-- DATA --
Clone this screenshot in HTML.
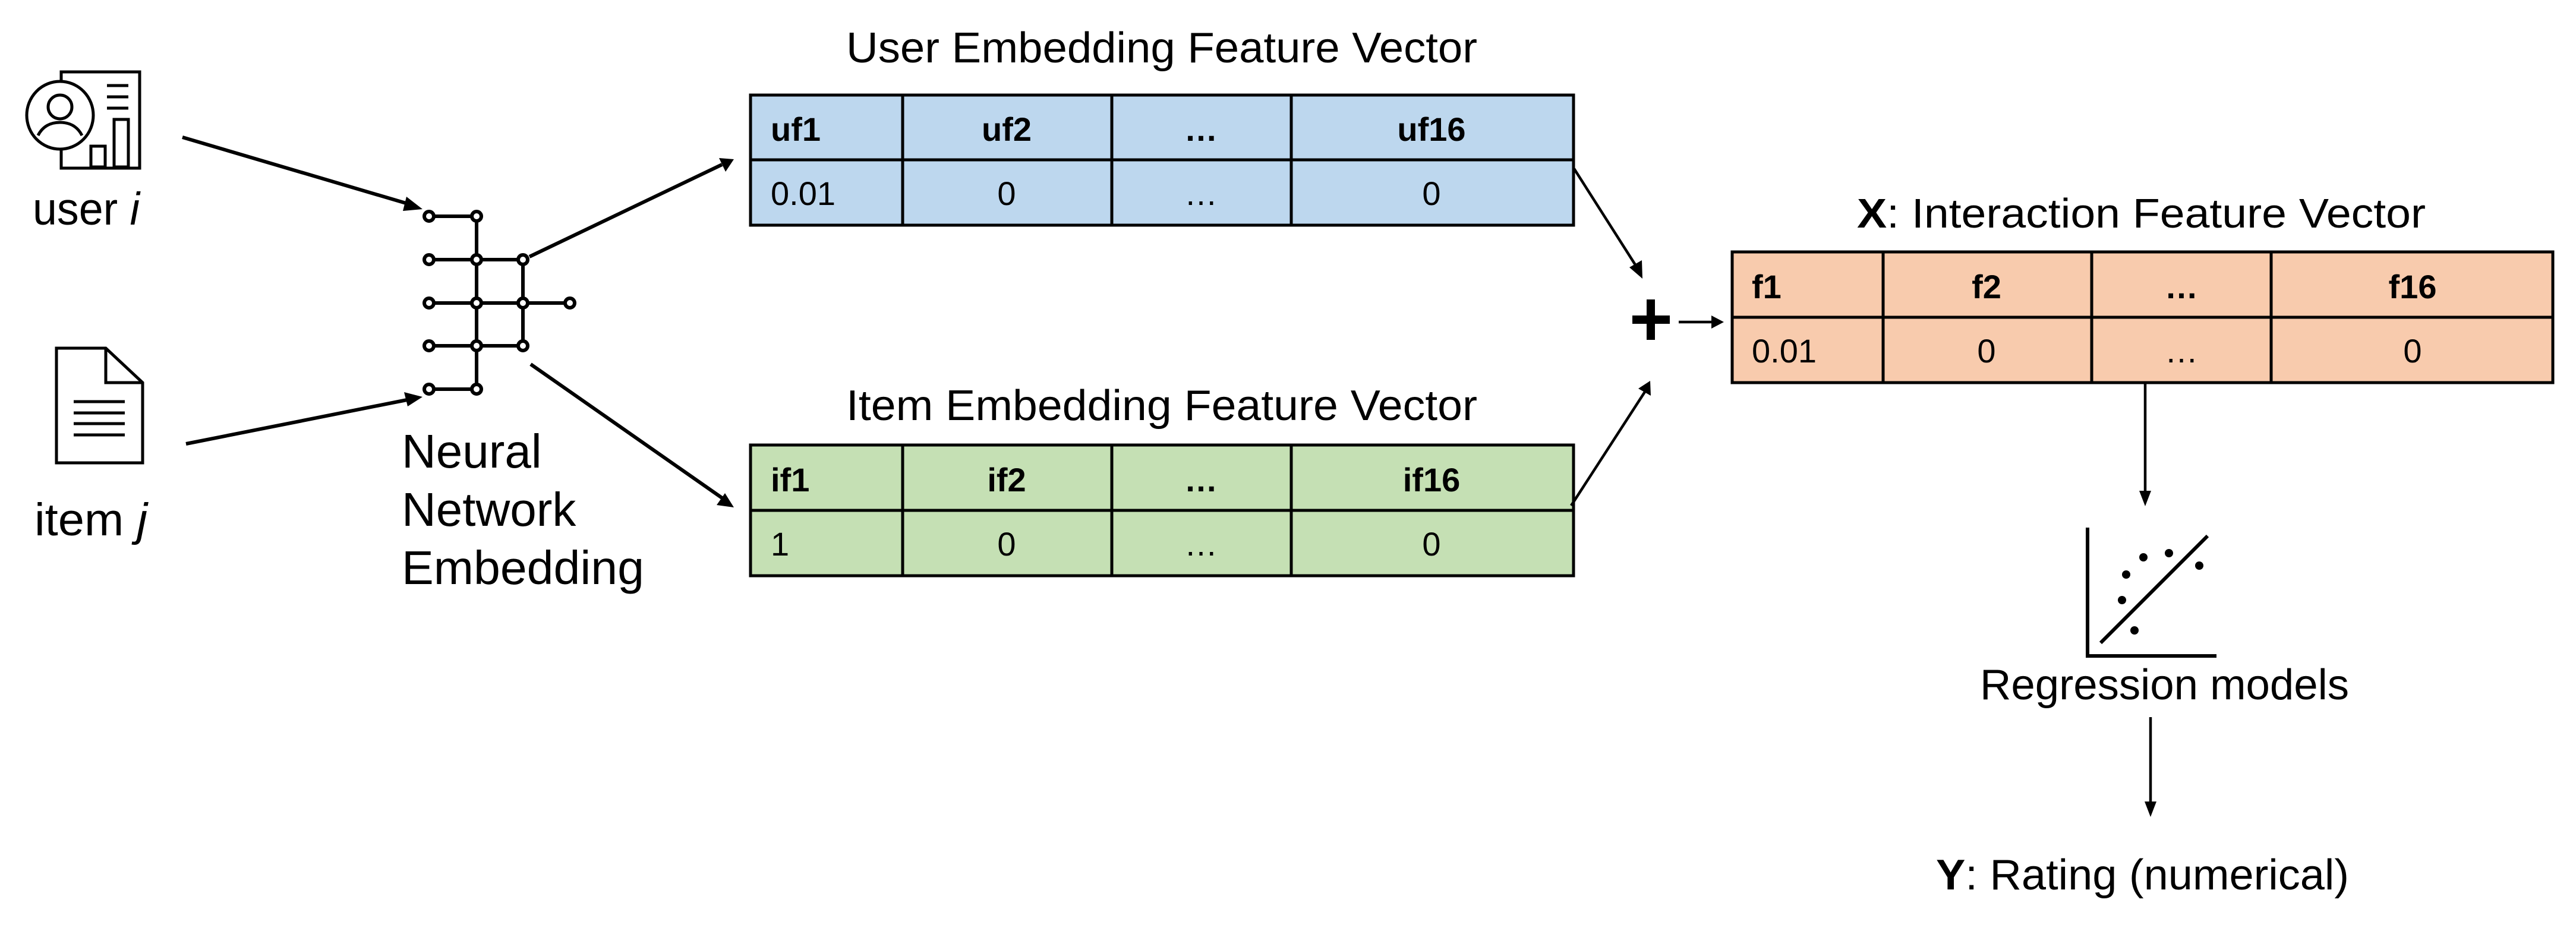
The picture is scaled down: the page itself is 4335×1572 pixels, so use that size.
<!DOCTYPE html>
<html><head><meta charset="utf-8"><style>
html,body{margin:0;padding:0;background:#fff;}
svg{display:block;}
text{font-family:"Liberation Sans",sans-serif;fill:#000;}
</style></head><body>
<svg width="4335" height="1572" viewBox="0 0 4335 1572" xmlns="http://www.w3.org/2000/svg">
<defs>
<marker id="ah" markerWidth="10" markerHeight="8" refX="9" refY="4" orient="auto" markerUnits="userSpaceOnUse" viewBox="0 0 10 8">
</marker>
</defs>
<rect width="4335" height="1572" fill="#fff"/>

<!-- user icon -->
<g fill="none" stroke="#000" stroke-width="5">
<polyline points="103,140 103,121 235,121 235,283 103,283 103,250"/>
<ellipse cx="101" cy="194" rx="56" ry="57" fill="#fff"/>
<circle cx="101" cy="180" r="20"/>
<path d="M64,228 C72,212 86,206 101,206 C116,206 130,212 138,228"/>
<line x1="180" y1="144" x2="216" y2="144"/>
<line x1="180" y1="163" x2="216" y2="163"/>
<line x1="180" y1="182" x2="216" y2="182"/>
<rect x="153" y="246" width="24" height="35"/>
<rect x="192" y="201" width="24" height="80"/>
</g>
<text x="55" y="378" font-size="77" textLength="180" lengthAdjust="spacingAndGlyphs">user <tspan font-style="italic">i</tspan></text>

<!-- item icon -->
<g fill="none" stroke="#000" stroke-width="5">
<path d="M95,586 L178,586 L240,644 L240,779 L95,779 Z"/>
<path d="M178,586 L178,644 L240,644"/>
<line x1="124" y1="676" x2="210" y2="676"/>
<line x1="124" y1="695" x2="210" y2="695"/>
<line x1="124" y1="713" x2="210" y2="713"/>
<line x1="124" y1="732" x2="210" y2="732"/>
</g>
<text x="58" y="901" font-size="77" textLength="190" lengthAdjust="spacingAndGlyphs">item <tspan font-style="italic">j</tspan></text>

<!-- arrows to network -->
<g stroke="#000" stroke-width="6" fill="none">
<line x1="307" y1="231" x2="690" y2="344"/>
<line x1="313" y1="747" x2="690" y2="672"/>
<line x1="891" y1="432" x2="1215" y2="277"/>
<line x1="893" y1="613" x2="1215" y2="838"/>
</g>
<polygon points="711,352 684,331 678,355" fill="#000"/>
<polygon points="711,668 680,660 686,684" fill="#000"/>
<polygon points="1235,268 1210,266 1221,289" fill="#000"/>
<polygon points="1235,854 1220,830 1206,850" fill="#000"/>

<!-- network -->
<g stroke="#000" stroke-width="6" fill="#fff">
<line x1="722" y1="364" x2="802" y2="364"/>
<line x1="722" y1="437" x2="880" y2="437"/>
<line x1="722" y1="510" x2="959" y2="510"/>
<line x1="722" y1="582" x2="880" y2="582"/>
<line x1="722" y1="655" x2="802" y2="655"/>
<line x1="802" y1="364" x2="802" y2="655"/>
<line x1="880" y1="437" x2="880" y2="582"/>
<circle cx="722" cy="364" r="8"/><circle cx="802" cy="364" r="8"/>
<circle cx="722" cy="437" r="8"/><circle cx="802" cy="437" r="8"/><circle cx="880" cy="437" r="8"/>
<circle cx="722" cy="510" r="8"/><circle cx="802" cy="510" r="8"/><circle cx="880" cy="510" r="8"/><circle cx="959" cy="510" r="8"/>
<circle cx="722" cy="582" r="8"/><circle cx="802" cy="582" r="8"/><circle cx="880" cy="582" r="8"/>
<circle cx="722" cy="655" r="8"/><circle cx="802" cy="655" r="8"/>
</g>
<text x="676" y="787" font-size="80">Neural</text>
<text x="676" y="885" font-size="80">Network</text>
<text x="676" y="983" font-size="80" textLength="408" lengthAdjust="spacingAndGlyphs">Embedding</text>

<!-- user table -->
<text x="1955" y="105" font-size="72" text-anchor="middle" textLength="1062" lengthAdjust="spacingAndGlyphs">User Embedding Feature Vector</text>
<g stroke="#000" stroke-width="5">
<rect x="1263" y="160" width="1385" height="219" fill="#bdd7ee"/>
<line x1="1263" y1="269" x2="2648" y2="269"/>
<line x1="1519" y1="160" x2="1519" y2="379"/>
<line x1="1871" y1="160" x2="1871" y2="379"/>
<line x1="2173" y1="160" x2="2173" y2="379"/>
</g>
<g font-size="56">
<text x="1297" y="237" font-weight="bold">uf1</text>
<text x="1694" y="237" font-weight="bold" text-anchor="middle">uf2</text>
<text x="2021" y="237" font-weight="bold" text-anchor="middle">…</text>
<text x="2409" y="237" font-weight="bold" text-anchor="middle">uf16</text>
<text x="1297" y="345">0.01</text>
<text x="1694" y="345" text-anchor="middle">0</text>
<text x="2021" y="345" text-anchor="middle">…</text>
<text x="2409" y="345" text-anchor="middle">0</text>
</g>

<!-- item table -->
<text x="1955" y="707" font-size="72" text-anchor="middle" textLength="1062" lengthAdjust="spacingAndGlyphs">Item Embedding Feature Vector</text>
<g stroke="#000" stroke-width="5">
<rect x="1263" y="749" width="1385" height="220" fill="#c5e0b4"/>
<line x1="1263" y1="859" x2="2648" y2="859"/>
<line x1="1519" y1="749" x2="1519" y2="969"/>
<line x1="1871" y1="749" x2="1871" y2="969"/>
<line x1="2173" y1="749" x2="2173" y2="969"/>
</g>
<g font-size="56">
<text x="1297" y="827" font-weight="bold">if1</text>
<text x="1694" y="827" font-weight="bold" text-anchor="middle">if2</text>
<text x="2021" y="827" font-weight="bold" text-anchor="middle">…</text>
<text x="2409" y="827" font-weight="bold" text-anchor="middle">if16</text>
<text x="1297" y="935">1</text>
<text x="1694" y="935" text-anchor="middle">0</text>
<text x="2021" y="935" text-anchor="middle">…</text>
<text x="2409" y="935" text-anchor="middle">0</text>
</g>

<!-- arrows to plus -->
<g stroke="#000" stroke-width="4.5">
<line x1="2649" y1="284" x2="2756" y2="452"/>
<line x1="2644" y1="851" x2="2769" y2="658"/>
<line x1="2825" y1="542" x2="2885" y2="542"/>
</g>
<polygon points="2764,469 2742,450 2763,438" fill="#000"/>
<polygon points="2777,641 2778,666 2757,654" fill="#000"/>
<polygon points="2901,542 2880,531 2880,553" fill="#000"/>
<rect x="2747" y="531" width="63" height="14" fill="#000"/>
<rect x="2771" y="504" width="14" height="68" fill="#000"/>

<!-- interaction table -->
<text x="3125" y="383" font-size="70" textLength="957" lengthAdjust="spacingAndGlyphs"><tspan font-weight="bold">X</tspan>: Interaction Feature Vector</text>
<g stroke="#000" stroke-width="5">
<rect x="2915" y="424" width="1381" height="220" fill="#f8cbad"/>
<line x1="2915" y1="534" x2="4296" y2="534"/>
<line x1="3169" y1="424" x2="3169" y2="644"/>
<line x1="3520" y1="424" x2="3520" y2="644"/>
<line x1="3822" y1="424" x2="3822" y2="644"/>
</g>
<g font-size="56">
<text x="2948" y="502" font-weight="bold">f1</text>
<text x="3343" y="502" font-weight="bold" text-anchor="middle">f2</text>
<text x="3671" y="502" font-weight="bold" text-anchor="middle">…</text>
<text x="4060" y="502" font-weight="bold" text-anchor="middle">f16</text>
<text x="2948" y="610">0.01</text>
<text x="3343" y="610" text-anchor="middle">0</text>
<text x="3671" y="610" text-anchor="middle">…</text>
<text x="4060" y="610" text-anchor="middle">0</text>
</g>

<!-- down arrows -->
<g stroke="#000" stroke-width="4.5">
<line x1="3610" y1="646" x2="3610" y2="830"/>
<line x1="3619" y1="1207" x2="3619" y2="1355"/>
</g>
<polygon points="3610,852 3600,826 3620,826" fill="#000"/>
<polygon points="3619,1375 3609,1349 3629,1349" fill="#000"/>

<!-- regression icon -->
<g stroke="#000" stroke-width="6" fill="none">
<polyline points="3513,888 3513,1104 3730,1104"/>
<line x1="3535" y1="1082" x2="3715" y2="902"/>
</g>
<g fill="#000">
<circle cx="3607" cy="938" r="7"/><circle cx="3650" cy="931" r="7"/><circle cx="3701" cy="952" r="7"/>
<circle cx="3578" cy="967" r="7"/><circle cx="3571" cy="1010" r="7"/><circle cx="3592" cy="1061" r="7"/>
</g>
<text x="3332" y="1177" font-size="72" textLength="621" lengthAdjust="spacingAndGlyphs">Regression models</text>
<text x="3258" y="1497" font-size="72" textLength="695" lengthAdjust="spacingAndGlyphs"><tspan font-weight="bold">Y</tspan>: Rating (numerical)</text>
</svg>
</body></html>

-- WHAT TO WORK ON --
Identify which lines contain the word "down" and copy each one.

-- TASK SOLUTION --
The picture is scaled down: the page itself is 4335×1572 pixels, so use that size.
<!-- down arrows -->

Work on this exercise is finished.